- **SET TASK**: Repeat everything from the first line of the listing below through the line that contains "n_cells = 300", exactly. Leave out pictures.

##############################

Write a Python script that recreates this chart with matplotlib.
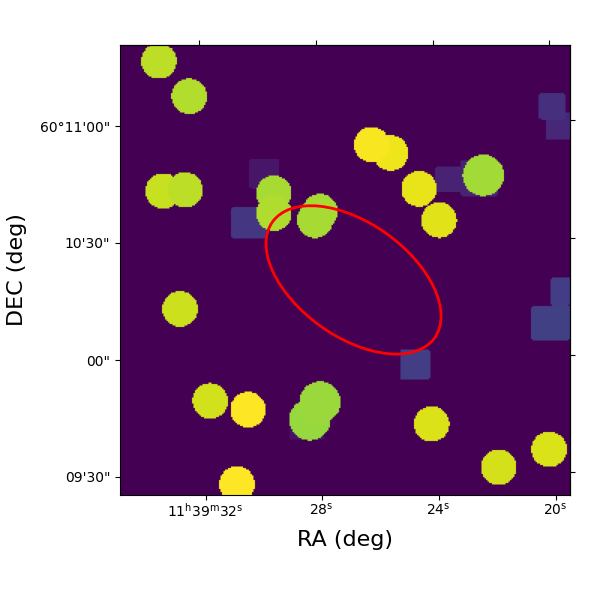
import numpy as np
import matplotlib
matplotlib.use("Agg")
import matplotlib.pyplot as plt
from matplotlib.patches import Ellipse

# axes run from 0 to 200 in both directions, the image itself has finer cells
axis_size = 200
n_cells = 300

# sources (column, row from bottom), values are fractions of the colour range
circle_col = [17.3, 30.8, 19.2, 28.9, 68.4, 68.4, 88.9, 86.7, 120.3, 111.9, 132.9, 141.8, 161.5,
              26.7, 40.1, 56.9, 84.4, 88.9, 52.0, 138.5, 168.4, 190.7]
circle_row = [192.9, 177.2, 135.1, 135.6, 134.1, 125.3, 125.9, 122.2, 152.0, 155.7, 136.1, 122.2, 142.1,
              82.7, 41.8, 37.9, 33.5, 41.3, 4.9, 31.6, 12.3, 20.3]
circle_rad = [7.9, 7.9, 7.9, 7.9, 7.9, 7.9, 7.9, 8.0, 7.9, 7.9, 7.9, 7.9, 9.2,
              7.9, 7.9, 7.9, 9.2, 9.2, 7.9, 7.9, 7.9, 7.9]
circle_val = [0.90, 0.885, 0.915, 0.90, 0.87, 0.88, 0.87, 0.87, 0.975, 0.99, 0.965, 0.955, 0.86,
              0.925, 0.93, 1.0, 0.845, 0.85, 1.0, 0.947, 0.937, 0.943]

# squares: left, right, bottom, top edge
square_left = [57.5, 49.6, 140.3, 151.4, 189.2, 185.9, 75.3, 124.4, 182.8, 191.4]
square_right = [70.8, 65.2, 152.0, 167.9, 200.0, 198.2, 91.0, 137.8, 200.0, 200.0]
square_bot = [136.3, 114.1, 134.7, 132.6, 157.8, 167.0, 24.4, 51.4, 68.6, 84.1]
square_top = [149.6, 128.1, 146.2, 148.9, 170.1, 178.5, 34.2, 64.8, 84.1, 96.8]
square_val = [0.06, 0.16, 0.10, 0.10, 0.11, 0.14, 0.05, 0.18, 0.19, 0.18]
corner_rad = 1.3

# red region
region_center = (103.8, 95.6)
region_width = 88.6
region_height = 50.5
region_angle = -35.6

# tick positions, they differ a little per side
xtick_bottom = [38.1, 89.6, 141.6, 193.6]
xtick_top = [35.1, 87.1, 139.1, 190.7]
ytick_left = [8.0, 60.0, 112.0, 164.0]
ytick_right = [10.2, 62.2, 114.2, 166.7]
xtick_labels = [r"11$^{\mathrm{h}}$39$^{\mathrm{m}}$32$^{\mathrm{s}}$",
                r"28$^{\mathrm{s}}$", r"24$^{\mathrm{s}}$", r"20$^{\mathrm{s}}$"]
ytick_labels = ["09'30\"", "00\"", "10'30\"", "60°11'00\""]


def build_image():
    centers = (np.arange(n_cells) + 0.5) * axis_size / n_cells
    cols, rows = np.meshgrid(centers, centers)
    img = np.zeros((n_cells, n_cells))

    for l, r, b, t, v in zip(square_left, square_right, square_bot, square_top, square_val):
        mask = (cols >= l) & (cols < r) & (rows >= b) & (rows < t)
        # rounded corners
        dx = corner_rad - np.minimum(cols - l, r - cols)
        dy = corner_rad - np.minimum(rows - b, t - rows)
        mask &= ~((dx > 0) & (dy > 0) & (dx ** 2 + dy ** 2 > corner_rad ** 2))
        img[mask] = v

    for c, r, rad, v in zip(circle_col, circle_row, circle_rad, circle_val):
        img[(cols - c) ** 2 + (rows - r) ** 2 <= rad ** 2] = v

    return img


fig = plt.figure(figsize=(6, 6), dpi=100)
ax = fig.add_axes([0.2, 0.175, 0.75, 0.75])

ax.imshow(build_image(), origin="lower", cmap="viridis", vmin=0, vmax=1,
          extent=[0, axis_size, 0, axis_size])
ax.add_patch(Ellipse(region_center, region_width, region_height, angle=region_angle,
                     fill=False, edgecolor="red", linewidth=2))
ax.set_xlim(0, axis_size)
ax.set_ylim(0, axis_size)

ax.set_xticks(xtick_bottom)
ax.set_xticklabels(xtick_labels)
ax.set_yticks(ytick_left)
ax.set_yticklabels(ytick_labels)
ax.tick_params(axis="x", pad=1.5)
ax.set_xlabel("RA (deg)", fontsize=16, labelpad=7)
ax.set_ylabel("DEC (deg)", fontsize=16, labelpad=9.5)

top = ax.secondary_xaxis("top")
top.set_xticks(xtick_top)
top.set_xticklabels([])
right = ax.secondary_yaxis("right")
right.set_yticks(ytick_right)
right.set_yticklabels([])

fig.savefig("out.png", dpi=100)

##############################

- **EXERCISE RESULT**:
Write a Python script that recreates this chart with matplotlib.
import numpy as np
import matplotlib
matplotlib.use("Agg")
import matplotlib.pyplot as plt
from matplotlib.patches import Ellipse

# axes run from 0 to 200 in both directions, the image itself has finer cells
axis_size = 200
n_cells = 300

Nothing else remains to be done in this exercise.